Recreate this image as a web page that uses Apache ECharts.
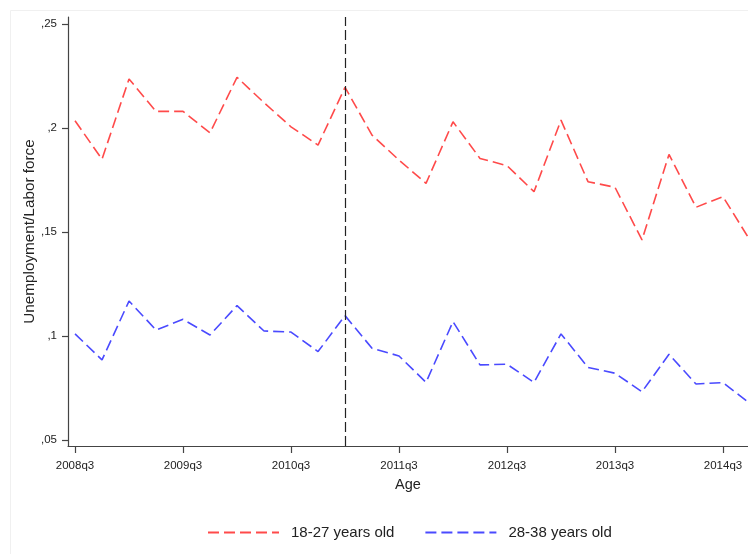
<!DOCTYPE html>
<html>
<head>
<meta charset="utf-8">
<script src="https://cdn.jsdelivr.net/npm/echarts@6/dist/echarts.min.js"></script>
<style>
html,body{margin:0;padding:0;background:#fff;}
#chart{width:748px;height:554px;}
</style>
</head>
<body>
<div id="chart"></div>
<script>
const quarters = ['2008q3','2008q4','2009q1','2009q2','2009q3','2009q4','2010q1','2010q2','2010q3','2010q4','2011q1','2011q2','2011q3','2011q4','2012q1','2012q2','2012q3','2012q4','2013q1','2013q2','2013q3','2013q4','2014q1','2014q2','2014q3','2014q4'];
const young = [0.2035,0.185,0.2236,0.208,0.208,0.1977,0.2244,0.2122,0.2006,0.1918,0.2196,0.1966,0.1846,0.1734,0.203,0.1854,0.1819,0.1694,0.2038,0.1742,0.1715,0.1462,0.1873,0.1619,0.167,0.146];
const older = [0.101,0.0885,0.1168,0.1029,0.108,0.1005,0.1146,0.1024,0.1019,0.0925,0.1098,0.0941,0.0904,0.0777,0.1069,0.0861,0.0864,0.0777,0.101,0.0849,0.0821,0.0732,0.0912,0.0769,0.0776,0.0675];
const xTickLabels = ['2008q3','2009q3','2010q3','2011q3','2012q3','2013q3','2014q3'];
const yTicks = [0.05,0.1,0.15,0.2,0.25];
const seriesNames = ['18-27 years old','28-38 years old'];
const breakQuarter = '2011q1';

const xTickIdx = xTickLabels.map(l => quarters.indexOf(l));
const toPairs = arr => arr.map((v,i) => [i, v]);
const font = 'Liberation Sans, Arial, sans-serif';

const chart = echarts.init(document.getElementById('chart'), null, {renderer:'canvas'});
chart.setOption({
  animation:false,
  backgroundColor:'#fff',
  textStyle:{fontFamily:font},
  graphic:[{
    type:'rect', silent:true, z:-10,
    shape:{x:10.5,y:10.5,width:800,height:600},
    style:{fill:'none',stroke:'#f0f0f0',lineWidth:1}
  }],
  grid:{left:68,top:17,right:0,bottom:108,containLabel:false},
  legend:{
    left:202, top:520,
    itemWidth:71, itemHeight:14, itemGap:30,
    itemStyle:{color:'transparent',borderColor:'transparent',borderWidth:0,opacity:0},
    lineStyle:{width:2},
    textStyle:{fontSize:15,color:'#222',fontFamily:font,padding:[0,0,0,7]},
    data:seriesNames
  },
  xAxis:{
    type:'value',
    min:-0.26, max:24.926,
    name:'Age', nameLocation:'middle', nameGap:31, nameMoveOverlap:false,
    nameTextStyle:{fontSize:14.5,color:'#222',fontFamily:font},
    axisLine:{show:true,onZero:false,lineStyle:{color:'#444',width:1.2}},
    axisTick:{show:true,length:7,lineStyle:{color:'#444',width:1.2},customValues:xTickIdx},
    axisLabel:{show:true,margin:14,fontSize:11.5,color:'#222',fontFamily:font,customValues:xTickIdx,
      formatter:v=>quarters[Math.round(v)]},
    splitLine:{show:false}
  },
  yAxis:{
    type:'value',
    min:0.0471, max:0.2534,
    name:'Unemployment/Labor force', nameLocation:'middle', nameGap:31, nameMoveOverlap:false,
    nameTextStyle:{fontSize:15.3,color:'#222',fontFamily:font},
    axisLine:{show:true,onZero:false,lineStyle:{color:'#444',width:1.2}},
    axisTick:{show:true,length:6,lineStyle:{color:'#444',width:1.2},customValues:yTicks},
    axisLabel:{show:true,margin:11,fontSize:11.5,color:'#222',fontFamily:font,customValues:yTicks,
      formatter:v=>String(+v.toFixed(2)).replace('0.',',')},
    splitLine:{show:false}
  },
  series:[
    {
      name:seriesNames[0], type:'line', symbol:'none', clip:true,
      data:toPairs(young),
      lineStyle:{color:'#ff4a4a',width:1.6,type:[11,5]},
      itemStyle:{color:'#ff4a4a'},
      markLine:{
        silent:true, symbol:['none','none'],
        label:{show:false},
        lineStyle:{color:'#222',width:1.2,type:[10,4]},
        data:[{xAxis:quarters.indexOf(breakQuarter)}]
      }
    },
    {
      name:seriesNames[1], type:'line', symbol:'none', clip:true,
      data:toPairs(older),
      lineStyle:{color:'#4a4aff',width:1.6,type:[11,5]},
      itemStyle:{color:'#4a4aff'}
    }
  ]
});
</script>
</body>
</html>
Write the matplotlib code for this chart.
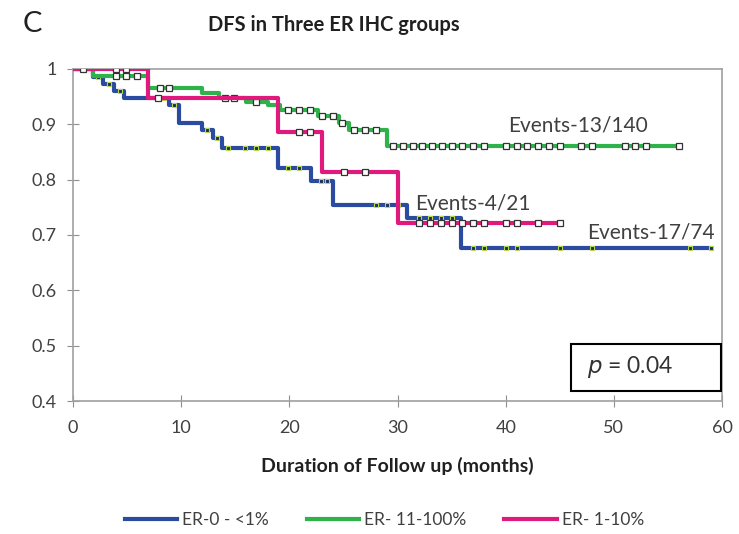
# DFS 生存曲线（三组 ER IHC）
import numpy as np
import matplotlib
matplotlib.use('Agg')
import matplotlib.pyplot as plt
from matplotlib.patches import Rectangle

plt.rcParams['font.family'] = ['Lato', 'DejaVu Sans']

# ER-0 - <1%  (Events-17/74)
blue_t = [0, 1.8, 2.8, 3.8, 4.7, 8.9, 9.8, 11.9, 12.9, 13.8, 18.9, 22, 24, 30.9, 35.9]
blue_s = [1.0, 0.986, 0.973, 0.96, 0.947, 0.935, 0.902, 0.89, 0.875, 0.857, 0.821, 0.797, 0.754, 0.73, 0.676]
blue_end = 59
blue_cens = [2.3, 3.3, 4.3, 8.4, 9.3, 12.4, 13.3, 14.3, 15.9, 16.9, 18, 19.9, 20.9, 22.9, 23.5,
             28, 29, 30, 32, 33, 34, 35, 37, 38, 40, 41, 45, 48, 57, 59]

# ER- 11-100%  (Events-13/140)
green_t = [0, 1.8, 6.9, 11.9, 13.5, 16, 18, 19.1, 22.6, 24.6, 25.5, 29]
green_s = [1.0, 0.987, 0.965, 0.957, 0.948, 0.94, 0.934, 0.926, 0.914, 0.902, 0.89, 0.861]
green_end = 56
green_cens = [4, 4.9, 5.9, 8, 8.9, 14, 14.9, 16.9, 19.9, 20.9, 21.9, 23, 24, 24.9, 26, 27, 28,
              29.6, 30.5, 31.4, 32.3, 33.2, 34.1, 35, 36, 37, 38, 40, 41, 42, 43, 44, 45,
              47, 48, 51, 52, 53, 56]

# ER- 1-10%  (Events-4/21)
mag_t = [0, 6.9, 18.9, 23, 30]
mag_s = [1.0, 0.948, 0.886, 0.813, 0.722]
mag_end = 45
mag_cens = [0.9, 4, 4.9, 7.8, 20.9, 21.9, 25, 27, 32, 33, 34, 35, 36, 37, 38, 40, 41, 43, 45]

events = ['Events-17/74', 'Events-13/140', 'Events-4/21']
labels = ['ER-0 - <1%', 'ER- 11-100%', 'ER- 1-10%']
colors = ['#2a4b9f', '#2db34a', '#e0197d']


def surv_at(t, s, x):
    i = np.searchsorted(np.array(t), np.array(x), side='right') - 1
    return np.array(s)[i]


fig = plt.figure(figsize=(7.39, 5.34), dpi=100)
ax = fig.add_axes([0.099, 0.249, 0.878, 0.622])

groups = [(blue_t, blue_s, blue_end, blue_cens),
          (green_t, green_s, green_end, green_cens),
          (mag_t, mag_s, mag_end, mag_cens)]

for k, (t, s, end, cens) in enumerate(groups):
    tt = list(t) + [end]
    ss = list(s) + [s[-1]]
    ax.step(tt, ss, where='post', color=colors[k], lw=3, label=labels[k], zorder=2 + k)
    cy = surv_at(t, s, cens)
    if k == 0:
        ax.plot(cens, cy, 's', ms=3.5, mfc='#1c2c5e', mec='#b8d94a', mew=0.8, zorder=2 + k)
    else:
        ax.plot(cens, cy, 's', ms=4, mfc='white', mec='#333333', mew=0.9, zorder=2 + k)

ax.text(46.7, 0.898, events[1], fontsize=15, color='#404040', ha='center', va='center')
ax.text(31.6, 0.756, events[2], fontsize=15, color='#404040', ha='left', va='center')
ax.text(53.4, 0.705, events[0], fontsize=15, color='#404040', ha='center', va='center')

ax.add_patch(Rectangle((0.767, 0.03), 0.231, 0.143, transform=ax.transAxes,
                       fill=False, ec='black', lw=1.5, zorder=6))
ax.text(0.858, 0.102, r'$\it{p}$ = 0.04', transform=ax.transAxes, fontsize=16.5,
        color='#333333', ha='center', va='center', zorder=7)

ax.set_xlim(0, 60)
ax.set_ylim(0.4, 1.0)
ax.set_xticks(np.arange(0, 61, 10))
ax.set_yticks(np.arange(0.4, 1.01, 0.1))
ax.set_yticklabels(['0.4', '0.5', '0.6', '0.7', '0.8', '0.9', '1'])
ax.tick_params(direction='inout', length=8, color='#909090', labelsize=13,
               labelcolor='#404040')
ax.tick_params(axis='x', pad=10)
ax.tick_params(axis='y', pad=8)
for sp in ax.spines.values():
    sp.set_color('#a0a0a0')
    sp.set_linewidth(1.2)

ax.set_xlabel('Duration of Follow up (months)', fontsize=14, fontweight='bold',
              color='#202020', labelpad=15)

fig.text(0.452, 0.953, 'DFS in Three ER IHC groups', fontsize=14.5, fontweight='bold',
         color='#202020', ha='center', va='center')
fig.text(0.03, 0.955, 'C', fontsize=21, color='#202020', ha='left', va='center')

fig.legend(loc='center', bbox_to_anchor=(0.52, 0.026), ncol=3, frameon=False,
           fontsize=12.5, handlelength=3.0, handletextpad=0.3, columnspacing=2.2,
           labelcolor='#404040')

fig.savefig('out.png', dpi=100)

■ ■ ■

● EXERCISE BRIEF
How many lines in the listing above contain the string "this"? Answer with the number only.

● REPLY
2